* SUPPLIED DATA *

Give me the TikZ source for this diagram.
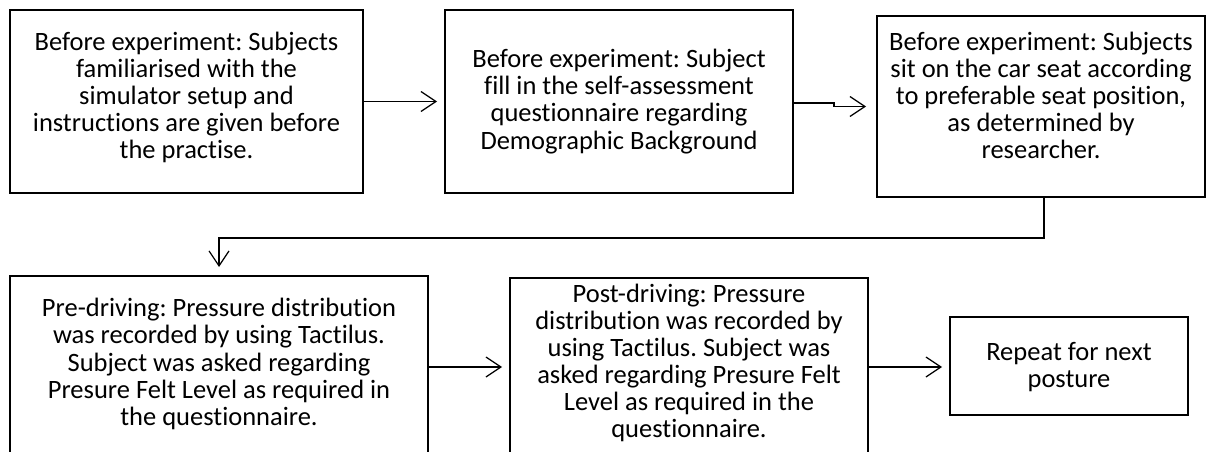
\documentclass[tikz,border=0pt]{standalone}
\usepackage{fontspec}
\setmainfont[Ligatures=NoCommon]{Carlito}
\usetikzlibrary{arrows.meta}
\begin{document}
\frenchspacing
\begin{tikzpicture}[x=1pt,y=1pt,
  box/.style={draw=black,line width=2pt,inner sep=0pt},
  txt/.style={align=center,inner sep=0pt,font=\fontsize{26.5}{27.1}\selectfont},
  conn/.style={line width=1.2pt,-{Straight Barb[length=15pt,width=20pt,line width=1.2pt]}}]
\useasboundingbox (0,0) rectangle (1207,-452);
\node[box,minimum width=353pt,minimum height=183pt] (b1) at (186.5,-101.5) {};
\node[box,minimum width=348pt,minimum height=183pt] (b2) at (619,-101.5) {};
\node[box,minimum width=328pt,minimum height=181pt] (b3) at (1041,-106.5) {};
\node[box,minimum width=418pt,minimum height=192pt] (b4) at (219,-372) {};
\node[box,minimum width=358pt,minimum height=178pt] (b5) at (689,-367) {};
\node[box,minimum width=238pt,minimum height=98pt] (b6) at (1069,-366) {};
\node[txt] (t1) at ([yshift=4pt]b1.center)
  {Before experiment: Subjects\\familiarised with the\\simulator setup and\\instructions are given before\\the practise.};
\node[txt] (t2) at (b2.center)
  {Before experiment: Subject\\fill in the self-assessment\\questionnaire regarding\\Demographic Background};
\node[txt] (t3) at ([yshift=11pt]b3.center)
  {Before experiment: Subjects\\sit on the car seat according\\to preferable seat position,\\as determined by\\researcher.};
\node[txt] (t4) at ([yshift=8pt]b4.center)
  {Pre-driving: Pressure distribution\\was recorded by using Tactilus.\\Subject was asked regarding\\Presure Felt Level as required in\\the questionnaire.};
\node[txt] (t5) at ([yshift=4pt]b5.center)
  {Post-driving: Pressure\\distribution was recorded by\\using Tactilus. Subject was\\asked regarding Presure Felt\\Level as required in the\\questionnaire.};
\node[txt] (t6) at ([yshift=-1pt]b6.center)
  {Repeat for next\\posture};
\draw[conn,shorten >=7pt] (b1.east) -- (b2.west);
\draw[conn,shorten >=10pt] ([yshift=-1.5pt]b2.east) -- ++(40pt,0) |- (b3.west);
\draw[conn,shorten >=8pt] ([xshift=3pt]b3.south) -- ++(0,-40pt) -| (b4.north);
\draw[conn,shorten >=7pt] (b4.east |- b5.west) -- (b5.west);
\draw[conn,shorten >=7pt] (b5.east) -- (b5.east -| b6.west);
\end{tikzpicture}
\end{document}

* WRITTEN EXERCISE *
Reproduce the listing word for word and omit its pictures.

* FULL RESPONSE *
Give me the TikZ source for this diagram.
\documentclass[tikz,border=0pt]{standalone}
\usepackage{fontspec}
\setmainfont[Ligatures=NoCommon]{Carlito}
\usetikzlibrary{arrows.meta}
\begin{document}
\frenchspacing
\begin{tikzpicture}[x=1pt,y=1pt,
  box/.style={draw=black,line width=2pt,inner sep=0pt},
  txt/.style={align=center,inner sep=0pt,font=\fontsize{26.5}{27.1}\selectfont},
  conn/.style={line width=1.2pt,-{Straight Barb[length=15pt,width=20pt,line width=1.2pt]}}]
\useasboundingbox (0,0) rectangle (1207,-452);
\node[box,minimum width=353pt,minimum height=183pt] (b1) at (186.5,-101.5) {};
\node[box,minimum width=348pt,minimum height=183pt] (b2) at (619,-101.5) {};
\node[box,minimum width=328pt,minimum height=181pt] (b3) at (1041,-106.5) {};
\node[box,minimum width=418pt,minimum height=192pt] (b4) at (219,-372) {};
\node[box,minimum width=358pt,minimum height=178pt] (b5) at (689,-367) {};
\node[box,minimum width=238pt,minimum height=98pt] (b6) at (1069,-366) {};
\node[txt] (t1) at ([yshift=4pt]b1.center)
  {Before experiment: Subjects\\familiarised with the\\simulator setup and\\instructions are given before\\the practise.};
\node[txt] (t2) at (b2.center)
  {Before experiment: Subject\\fill in the self-assessment\\questionnaire regarding\\Demographic Background};
\node[txt] (t3) at ([yshift=11pt]b3.center)
  {Before experiment: Subjects\\sit on the car seat according\\to preferable seat position,\\as determined by\\researcher.};
\node[txt] (t4) at ([yshift=8pt]b4.center)
  {Pre-driving: Pressure distribution\\was recorded by using Tactilus.\\Subject was asked regarding\\Presure Felt Level as required in\\the questionnaire.};
\node[txt] (t5) at ([yshift=4pt]b5.center)
  {Post-driving: Pressure\\distribution was recorded by\\using Tactilus. Subject was\\asked regarding Presure Felt\\Level as required in the\\questionnaire.};
\node[txt] (t6) at ([yshift=-1pt]b6.center)
  {Repeat for next\\posture};
\draw[conn,shorten >=7pt] (b1.east) -- (b2.west);
\draw[conn,shorten >=10pt] ([yshift=-1.5pt]b2.east) -- ++(40pt,0) |- (b3.west);
\draw[conn,shorten >=8pt] ([xshift=3pt]b3.south) -- ++(0,-40pt) -| (b4.north);
\draw[conn,shorten >=7pt] (b4.east |- b5.west) -- (b5.west);
\draw[conn,shorten >=7pt] (b5.east) -- (b5.east -| b6.west);
\end{tikzpicture}
\end{document}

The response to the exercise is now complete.